Cautious reopening for lockdown-hit businesses
AFTER weeks of enforced closure, home working or emergency appointments, businesses in many of the sectors affected by the worst of the lockdown are reopening.
Coronavirus measures are in place with new rules, timed appointments and personal protective equipment becoming normal.
Myriam Rogerson, owner of Frampton Cotterell salon Beauty Plus by Myriam, has recently welcomed clients back to her premises on Church Road.
When she first reopened some facial treatments weren’t permitted by the government, although restrictions were due to be lifted on August 1. This has had an impact on her business, along with the longer time needed for appointments, which ensures social distancing can take place but limits the number of clients she can see in any one day. Her staff now wear PPE and clients have to wear masks.
Myriam said: “The beauty about the preparation for reopening was that ultimately I did not have to do too much, as I uphold a strict hygiene regime at all times. However, what had to be implemented was the extra PPE, which incurred extra cost. I worked on a variety of forms for us to complete the pre-screening with our clients prior to any treatments, as well as to uphold track and trace.
“We are delighted to be welcoming our supportive clients wearing our masks, face shield and disposable aprons – it’s the latest fashionable trend! My clients have been very loyal and with their continued support we should get going once again.”
At The Globe Pub in Frampton, Alex and Lloyd Williams have faced a challenge in reopening safely for customers, staff and their own family.
They started with a comprehensive risk assessment and decided to start slowly by opening only the garden, with numbers limited. Tables have been spaced out, for social distancing and to give staff extra space. There is a one-way system, sanitising stations and extra cleaning is being done. Each table has a QR code so that people can order and pay by phone.
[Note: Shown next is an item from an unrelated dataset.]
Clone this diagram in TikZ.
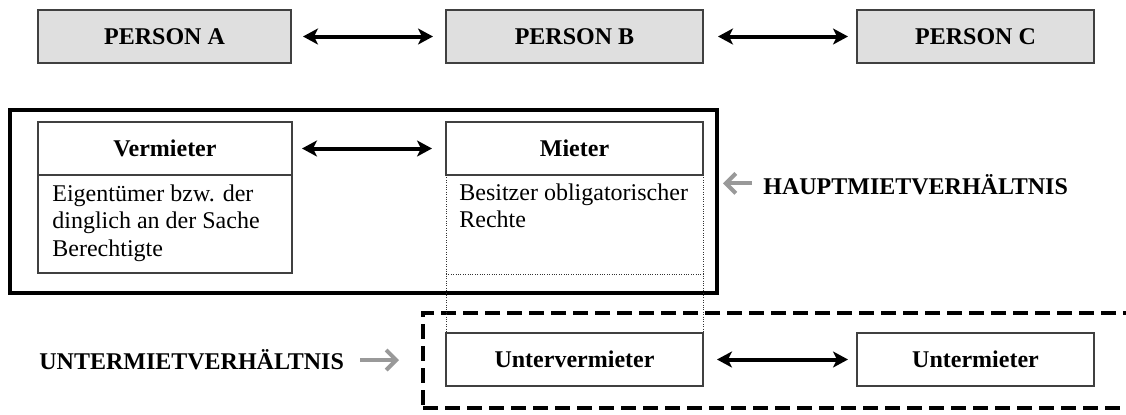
\documentclass[tikz,border=0pt]{standalone}
\usepackage{fontspec}
\setmainfont{Liberation Serif}
\usetikzlibrary{arrows.meta}
\tikzset{
  txt/.style={font=\fontsize{12}{13.75}\selectfont},
  boldtxt/.style={font=\fontsize{12}{13.75}\selectfont\bfseries},
  personbox/.style={draw=black!75, line width=0.6pt, fill=gray!25, minimum height=26.5pt, inner sep=0pt, outer sep=0pt, boldtxt},
  rolebox/.style={draw=black!75, line width=0.6pt, minimum height=26.5pt, inner sep=0pt, outer sep=0pt, boldtxt},
  bodybox/.style={draw=black!75, line width=0.6pt, inner sep=0pt, outer sep=0pt},
  bodytext/.style={inner sep=0pt, anchor=north west, align=left, txt},
  dblarrow/.style={{Stealth[length=7.5pt,width=8pt,inset=2pt]}-{Stealth[length=7.5pt,width=8pt,inset=2pt]}, line width=2pt},
  grayarrow/.style={-{Straight Barb[length=5pt,width=10pt]}, line width=2pt, draw=black!40},
  frame/.style={draw, line width=2.3pt, inner sep=0pt, outer sep=0pt},
  dashframe/.style={draw, line width=2.2pt, dash pattern=on 7.5pt off 3.5pt, inner sep=0pt, outer sep=0pt},
  dotline/.style={dash pattern=on 0.4pt off 0.8pt, line width=0.45pt, draw=black!80},
  sidelabel/.style={inner sep=0pt, boldtxt}
}
\begin{document}
\begin{tikzpicture}[x=0.5pt,y=-0.5pt]
\clip (0,0) rectangle (1126,414);
\fill[white] (0,0) rectangle (1126,414);

% top row
\node[personbox, minimum width=126.5pt] (pa) at (164.5,36.5) {PERSON A};
\node[personbox, minimum width=128.5pt] (pb) at (574.5,36.5) {PERSON B};
\node[personbox, minimum width=118.5pt] (pc) at (975.5,36.5) {PERSON C};
\draw[dblarrow, shorten <=6pt, shorten >=6.5pt] (pa) -- (pb);
\draw[dblarrow, shorten <=7.5pt, shorten >=4.5pt] (pb) -- (pc);

% main frame
\node[frame, minimum width=353.5pt, minimum height=91.5pt] (hbox) at (363.5,201.5) {};

% Vermieter
\node[rolebox, minimum width=127pt] (verm) at (165,148.5) {Vermieter};
\node[bodybox, minimum width=127pt, minimum height=49pt, anchor=north] (vbody) at (verm.south) {};
\node[bodytext] (vtext) at (52,184) {Eigentümer bzw. der\\dinglich an der Sache\\Berechtigte};

% Mieter
\node[rolebox, minimum width=128.5pt] (mie) at (574.5,148.5) {Mieter};
\node[bodytext] (mtext) at (459,183) {Besitzer obligatorischer\\Rechte};
\draw[dblarrow, shorten <=5pt, shorten >=7pt] (verm) -- (mie);

% sub frame
\node[dashframe, minimum width=358.5pt, minimum height=47.5pt] (ubox) at (781.5,360.5) {};
\node[rolebox, minimum width=128.5pt] (uverm) at (574.5,359.5) {Untervermieter};
\node[rolebox, minimum width=118.5pt] (umie) at (975.5,359.5) {Untermieter};
\draw[dblarrow, shorten <=7pt, shorten >=4.5pt] (uverm) -- (umie);

% dotted continuation of Mieter
\coordinate (mdiv) at (446,274);
\draw[dotline] (mie.south west) -- (uverm.north west);
\draw[dotline] (mie.south east) -- (uverm.north east);
\draw[dotline] (mdiv) -- (mdiv -| mie.east);

% side labels
\node[sidelabel, anchor=west] (hlabel) at (763,185) {HAUPTMIETVERHÄLTNIS};
\draw[grayarrow] ([xshift=-5.5pt,yshift=0.8pt]hlabel.west) -- ([xshift=3pt,yshift=0.8pt]hlabel.west -| hbox.east);
\node[sidelabel, anchor=west] (ulabel) at (39,360) {UNTERMIETVERHÄLTNIS};
\draw[grayarrow] ([xshift=8pt]ulabel.east) -- ([xshift=-12pt]ulabel.east -| ubox.west);
\end{tikzpicture}
\end{document}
Lloyd (pictured above) said: “We have been collecting customer names and phone numbers, which we keep for track and trace, then dispose of details after 21 days. Everyone has been very supportive and understands that this is for all our safety.
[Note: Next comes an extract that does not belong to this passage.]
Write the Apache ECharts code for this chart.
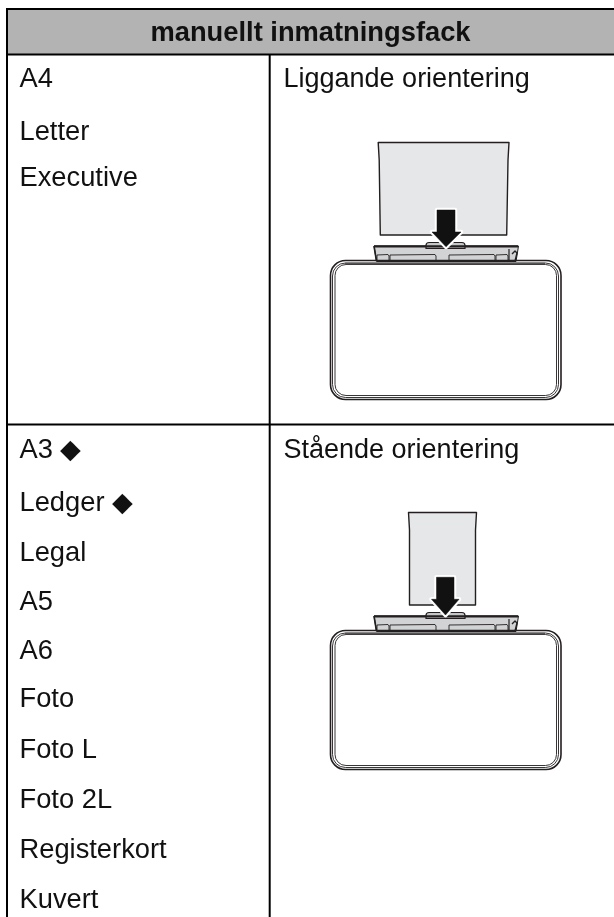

“Unfortunately, like many pubs and restaurants, numbers are down dramatically. People are still unsure of coming out, and we all need to build peoples’ confidence in the safety precautions we have introduced, as safety is the main priority. Customer comments have been very kind, and those that have visited have felt safe and enjoyed their visit.”
Lloyd and Alex hope to open indoors soon.
At AJ Homes estate agents in Winterbourne, all nine staff are now back at work but viewings, valuations and visits to the office must all now be booked in advance and follow social distancing rules. Desks are two metres apart to protect staff, and clients are not allowed past the front desks, which have protective screens.
Director Chris Hodgkins said: “Thanks to the governments’ furlough scheme I believe we’ve saved all our jobs, and they are all local jobs, as well. We still had half the staff on furlough initially, after we first reopened, and now because of the business activity everyone is back in the office.
“We expected the initial surge of enquiries to tail off after a couple of weeks of re-opening but thankfully it has kept going and the changes in ‘stamp duty’ has given the market a further boost.
“The problem now is, what we sell now we won’t receive payment for until the end of the year, so cash flow is going to be a concern over the next few months.”